Imagine how thrilled I was about 24 hours later when I received Dane’s story! Both his mother and I were delighted that his creativity had been ignited, and that he had followed through on my challenge.
The story he wrote is pictured here. It is adorable, and sends a wonderful message on SO many levels! Note that “”Play Doh” has become “Plato!”
First, on the most obvious level, Dana is sharing a terrific message about responding to conflict by using carefully chosen words, rather than fighting. In a time when we are all so conscious about bullying prevention, high levels of aggression among students, and building strong character in children at an early age, Dane has clearly gotten the message about the power of words. For that, as well as his creativity, I applaud him … and kudos to mom, too!

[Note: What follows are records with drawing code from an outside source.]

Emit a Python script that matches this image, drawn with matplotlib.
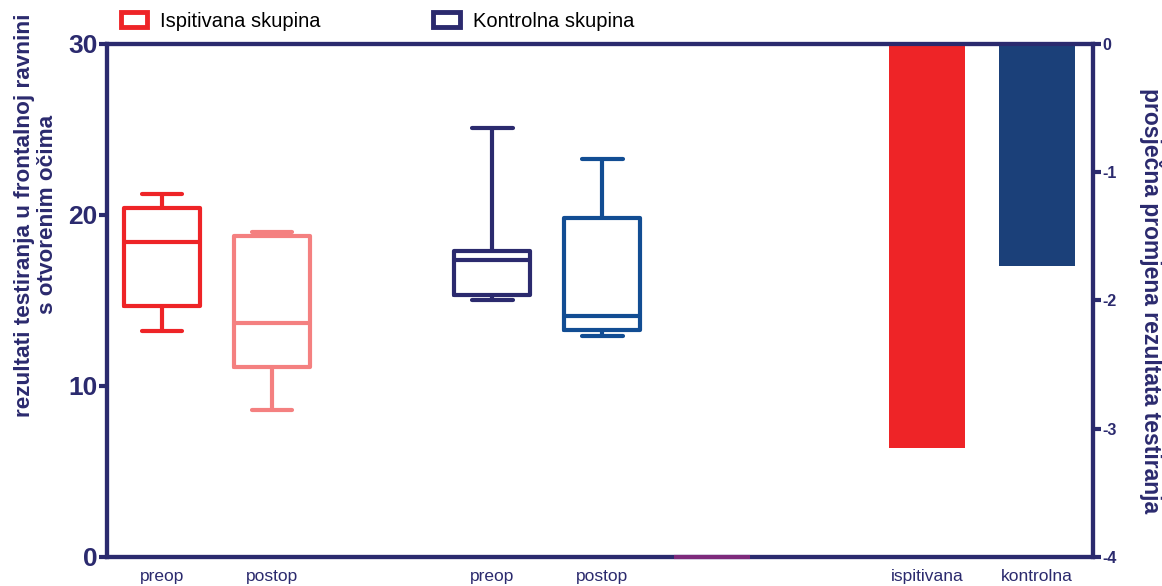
import matplotlib
matplotlib.use('Agg')
from matplotlib import pyplot as plt
from matplotlib.patches import Rectangle

plt.rcParams['font.family'] = ['Liberation Sans', 'DejaVu Sans']
plt.rcParams['axes.unicode_minus'] = False

# Box summaries (min, q1, median, q3, max).
box_labels = ['preop', 'postop', 'preop', 'postop']
box_min = [13.2, 8.6, 15.0, 12.9]
box_q1 = [14.7, 11.1, 15.3, 13.3]
box_med = [18.4, 13.7, 17.35, 14.1]
box_q3 = [20.4, 18.75, 17.9, 19.8]
box_max = [21.2, 19.0, 25.1, 23.3]
box_colors = ['#ee2427', '#f48080', '#2b2a6e', '#124d93']
box_pos = [0.5, 1.5, 3.5, 4.5]

# Mean change of the test result (right axis).
bar_labels = ['ispitivana', 'kontrolna']
bar_values = [-3.15, -1.73]
bar_colors = ['#ee2427', '#1b4079']
bar_pos = [7.45, 8.45]

empty_label = ['']
empty_value = [0]
empty_pos = [5.5]

navy = '#2b2a6e'

fig = plt.figure(figsize=(11.62, 5.86), dpi=100)
ax = fig.add_axes([0.0921, 0.0495, 0.8485, 0.8755])

stats = []
for i in range(len(box_labels)):
    stats.append({'whislo': box_min[i], 'q1': box_q1[i], 'med': box_med[i],
                  'q3': box_q3[i], 'whishi': box_max[i], 'label': box_labels[i]})
bp = ax.bxp(stats, positions=box_pos, widths=0.69, capwidths=0.37,
            showfliers=False, patch_artist=False, manage_ticks=False)
for i, c in enumerate(box_colors):
    for key in ['boxes', 'medians']:
        bp[key][i].set(color=c, linewidth=3, solid_capstyle='round',
                       solid_joinstyle='round')
    for key in ['whiskers', 'caps']:
        for art in bp[key][2 * i:2 * i + 2]:
            art.set(color=c, linewidth=3, solid_capstyle='round')

ax.set_xlim(0, 8.96)
ax.set_ylim(0, 30)
ax.set_yticks([0, 10, 20, 30])
ax.set_xticks(box_pos + empty_pos + bar_pos)
ax.set_xticklabels(box_labels + empty_label + bar_labels)
ax.tick_params(axis='x', length=0, pad=9, labelsize=12.5, labelcolor=navy)
ax.tick_params(axis='y', length=6, width=3, color=navy, labelsize=19,
               labelcolor=navy, pad=1)
for lab in ax.get_yticklabels():
    lab.set_fontweight('bold')
for s in ax.spines.values():
    s.set_color(navy)
    s.set_linewidth(3)
ax.set_ylabel('rezultati testiranja u frontalnoj ravnini\ns otvorenim očima',
              fontsize=16.2, fontweight='bold', color=navy, linespacing=1.1,
              va='center')
ax.yaxis.set_label_coords(-0.072, 0.667)

ax2 = ax.twinx()
ax2.bar(bar_pos, bar_values, width=0.69, color=bar_colors, zorder=2)
ax2.set_ylim(-4, 0)
ax2.set_yticks([0, -1, -2, -3, -4])
ax2.tick_params(axis='y', length=6, width=3, color=navy, labelsize=11.5,
                labelcolor=navy, pad=1)
for lab in ax2.get_yticklabels():
    lab.set_fontweight('bold')
for s in ax2.spines.values():
    s.set_color(navy)
    s.set_linewidth(3)
ax2.set_ylabel('prosječna promjena rezultata testiranja', fontsize=16.5,
               fontweight='bold', color=navy, rotation=270, va='center')
ax2.yaxis.set_label_coords(1.058, 0.5)

# empty category drawn as a flat bar on the baseline, over the spine
ax2.bar(empty_pos, empty_value, bottom=-4, width=0.69,
        color='#7d2a7b', edgecolor='#7d2a7b', linewidth=3, zorder=5,
        clip_on=False)

# Legend above the plot.
handles = [Rectangle((0, 0), 1, 1, facecolor='white', edgecolor='#ee2427', linewidth=3.5),
           Rectangle((0, 0), 1, 1, facecolor='white', edgecolor=navy, linewidth=3.5)]
fig.legend(handles, ['Ispitivana skupina', 'Kontrolna skupina'], loc='upper left',
           bbox_to_anchor=(0.104, 0.98), ncol=2, frameon=False, fontsize=14.5,
           handlelength=1.3, handleheight=0.8, columnspacing=5.6,
           handletextpad=0.65, borderpad=0, borderaxespad=0)

plt.savefig('out.png', dpi=100)
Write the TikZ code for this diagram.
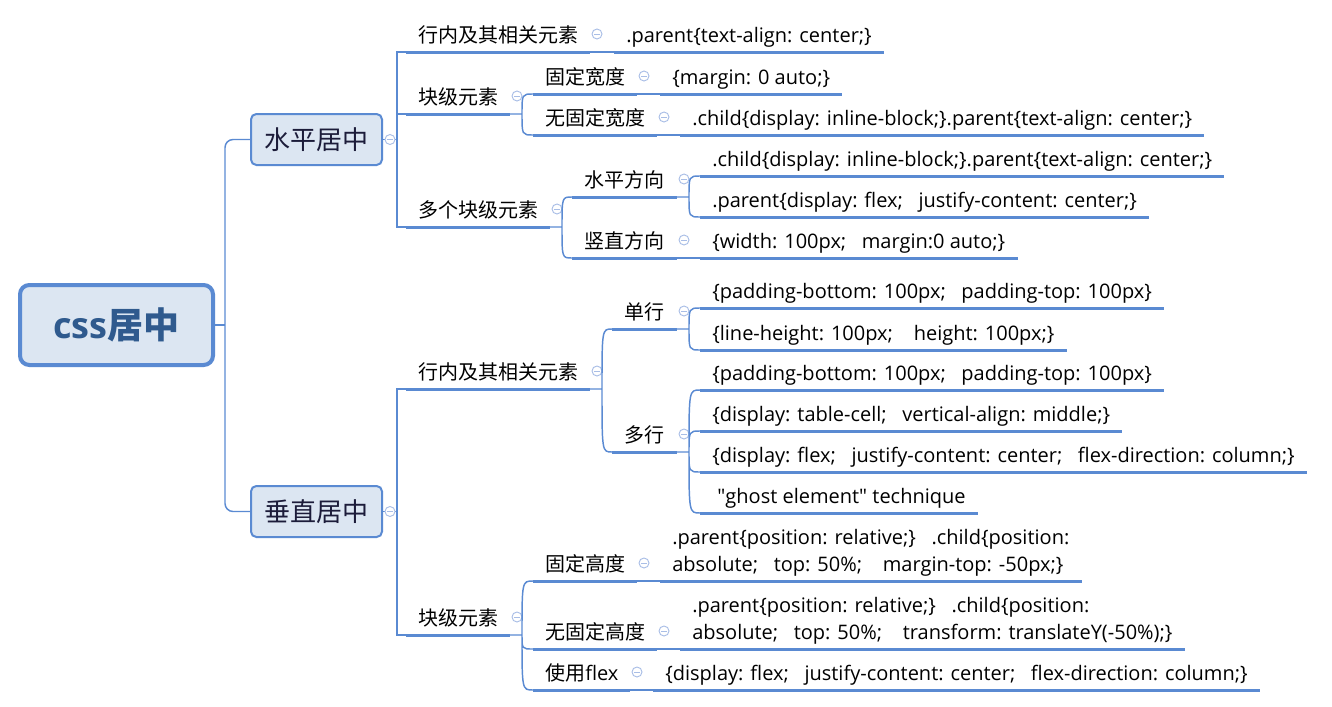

But I am sharing his story not just because he wrote a beautiful message. I am also sharing it to point out how EASY it is to inspire children to be thoughtful and creative if we just seize the opportunity. I have written before about the importance of “teachable moments,” and this is another example of just such a moment. We could could have just joked with Dane about the rhyme, and left it at that. But by showing him I had confidence in his abilities, and giving him a reason to demonstrate them, he clearly felt confident enough to take up the task and run with it.
As part of their research identifying the forty devleopmental assets critical to helping children grow up emotionally healthy and strong, Chicago’s Search Intsitute has found that having adults in the community other than their parents who show an interest in them is vital to that healthy development. All of us at Haddonfield Child Care take that role seriously, and keep it in mind whenever and whereever we interact with children and youth.
Dane may or may not be a budding writer. He may or may not consciously remember this particular story being “published.” But I guarantee that somewhere his brain has tucked away the fact that an adult cared enough to challenge him, and also kept her word to reward his hard work if he followed through. Those kinds of interactions, conscious or unconscious, are the building blocks of confidence, good character, and success.
I urge everyone to commit to giving children a chance to feel confident enough to take a risk to explore their talents, secure in the knowledge that the adults around them in the community can be trusted, and will support and encourage their efforts. Little things can make a big difference in the aggregate. Small moments of encouragement and support given to children regularly and by a variety of people they encounter can add up to confidence and success in adulthood.